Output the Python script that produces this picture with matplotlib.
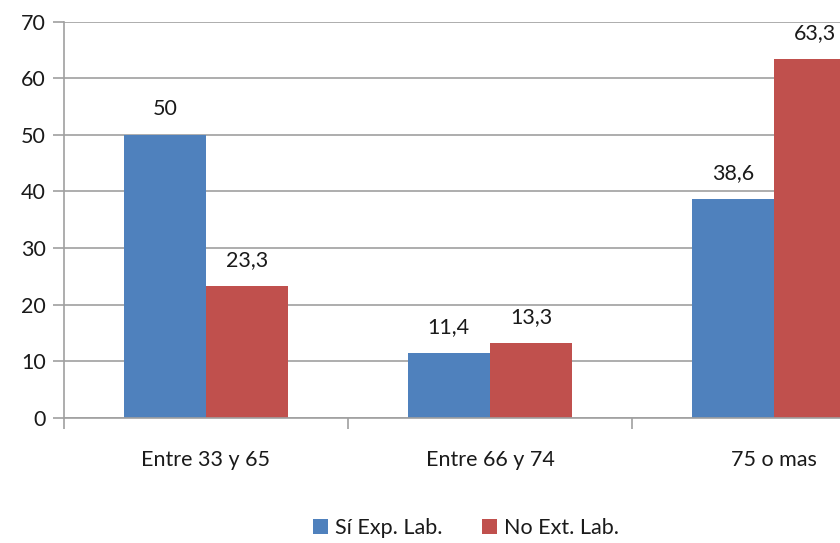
import matplotlib
matplotlib.use("Agg")
import matplotlib.pyplot as plt
import numpy as np

categories = ["Entre 33 y 65", "Entre 66 y 74", "75 o mas"]
si_exp = [50, 11.4, 38.6]
no_ext = [23.3, 13.3, 63.3]
series_names = ["Sí Exp. Lab.", "No Ext. Lab."]
y_ticks = [0, 10, 20, 30, 40, 50, 60, 70]

plt.rcParams["font.family"] = ["Lato", "DejaVu Sans"]

W, H = 840, 543
fig = plt.figure(figsize=(W / 100, H / 100), dpi=100)
# plot area runs past the right edge of the canvas
ax = fig.add_axes([64 / W, 125 / H, 852 / W, 396.5 / H])

blue = "#4F81BD"
red = "#C0504D"
grid_c = "#A0A0A0"
txt_c = "#1A1A1A"
fs = 15.5
bw = 0.29
x = np.arange(len(categories))

ax.set_axisbelow(True)
ax.yaxis.grid(True, color=grid_c, linewidth=1.2)
b1 = ax.bar(x - bw / 2, si_exp, width=bw, color=blue, label=series_names[0], zorder=2)
b2 = ax.bar(x + bw / 2, no_ext, width=bw, color=red, label=series_names[1], zorder=2)

def fmt(v):
    s = f"{v:g}"
    return s.replace(".", ",")

for bars, vals in ((b1, si_exp), (b2, no_ext)):
    for rect, v in zip(bars, vals):
        ax.annotate(fmt(v), (rect.get_x() + rect.get_width() / 2, v),
                    xytext=(0, 11.5), textcoords="offset points",
                    ha="center", va="bottom", fontsize=fs, color=txt_c,
                    annotation_clip=False)

ax.set_xlim(-0.5, 2.5)
ax.set_ylim(0, 70)
ax.set_yticks(y_ticks)
ax.set_yticklabels([str(t) for t in y_ticks])
ax.set_xticks(x)
ax.set_xticklabels(categories)
ax.set_xticks([-0.5, 0.5, 1.5, 2.5], minor=True)

for s in ("top", "right"):
    ax.spines[s].set_visible(False)
for s in ("left", "bottom"):
    ax.spines[s].set_color(grid_c)
    ax.spines[s].set_linewidth(1.2)

ax.tick_params(axis="y", length=8, width=1.2, color=grid_c, labelsize=fs,
               labelcolor=txt_c, pad=5)
ax.tick_params(axis="x", which="major", length=0, labelsize=fs,
               labelcolor=txt_c, pad=23)
ax.tick_params(axis="x", which="minor", length=8, width=1.2, color=grid_c)

fig.legend(handles=[b1, b2], labels=series_names, loc="center",
           bbox_to_anchor=(466 / W, 1 - 528 / H), ncol=2, frameon=False,
           fontsize=fs, handlelength=0.7, handleheight=0.7,
           handletextpad=0.35, columnspacing=1.8, labelcolor=txt_c)

fig.savefig("out.png", dpi=100, facecolor="white")
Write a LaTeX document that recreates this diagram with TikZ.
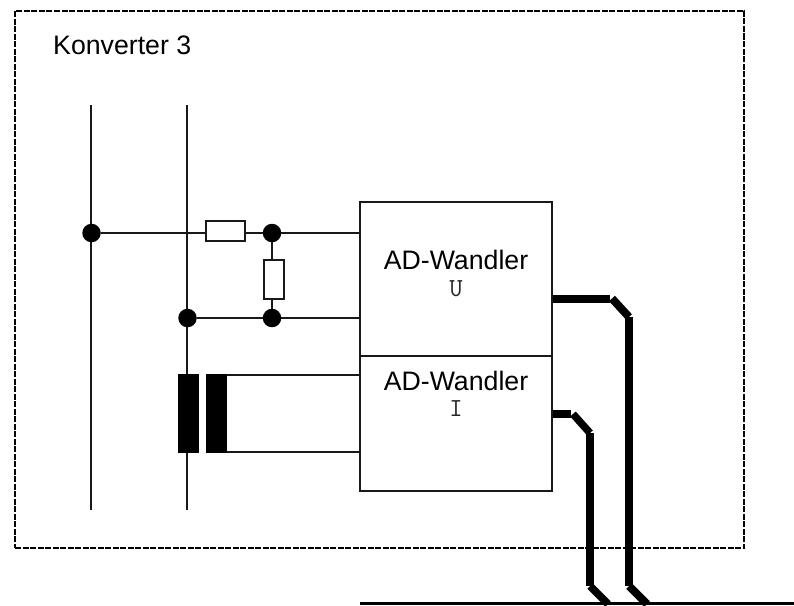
· · · · · · ·
**WHAT YOU ARE ASKED TO DO**
Leave out the pictures and repeat exactly the lines from the start of the material through the line that contains "b2 = ax.bar(x", both included.

**ANSWER BELOW**
Output the Python script that produces this picture with matplotlib.
import matplotlib
matplotlib.use("Agg")
import matplotlib.pyplot as plt
import numpy as np

categories = ["Entre 33 y 65", "Entre 66 y 74", "75 o mas"]
si_exp = [50, 11.4, 38.6]
no_ext = [23.3, 13.3, 63.3]
series_names = ["Sí Exp. Lab.", "No Ext. Lab."]
y_ticks = [0, 10, 20, 30, 40, 50, 60, 70]

plt.rcParams["font.family"] = ["Lato", "DejaVu Sans"]

W, H = 840, 543
fig = plt.figure(figsize=(W / 100, H / 100), dpi=100)
# plot area runs past the right edge of the canvas
ax = fig.add_axes([64 / W, 125 / H, 852 / W, 396.5 / H])

blue = "#4F81BD"
red = "#C0504D"
grid_c = "#A0A0A0"
txt_c = "#1A1A1A"
fs = 15.5
bw = 0.29
x = np.arange(len(categories))

ax.set_axisbelow(True)
ax.yaxis.grid(True, color=grid_c, linewidth=1.2)
b1 = ax.bar(x - bw / 2, si_exp, width=bw, color=blue, label=series_names[0], zorder=2)
b2 = ax.bar(x + bw / 2, no_ext, width=bw, color=red, label=series_names[1], zorder=2)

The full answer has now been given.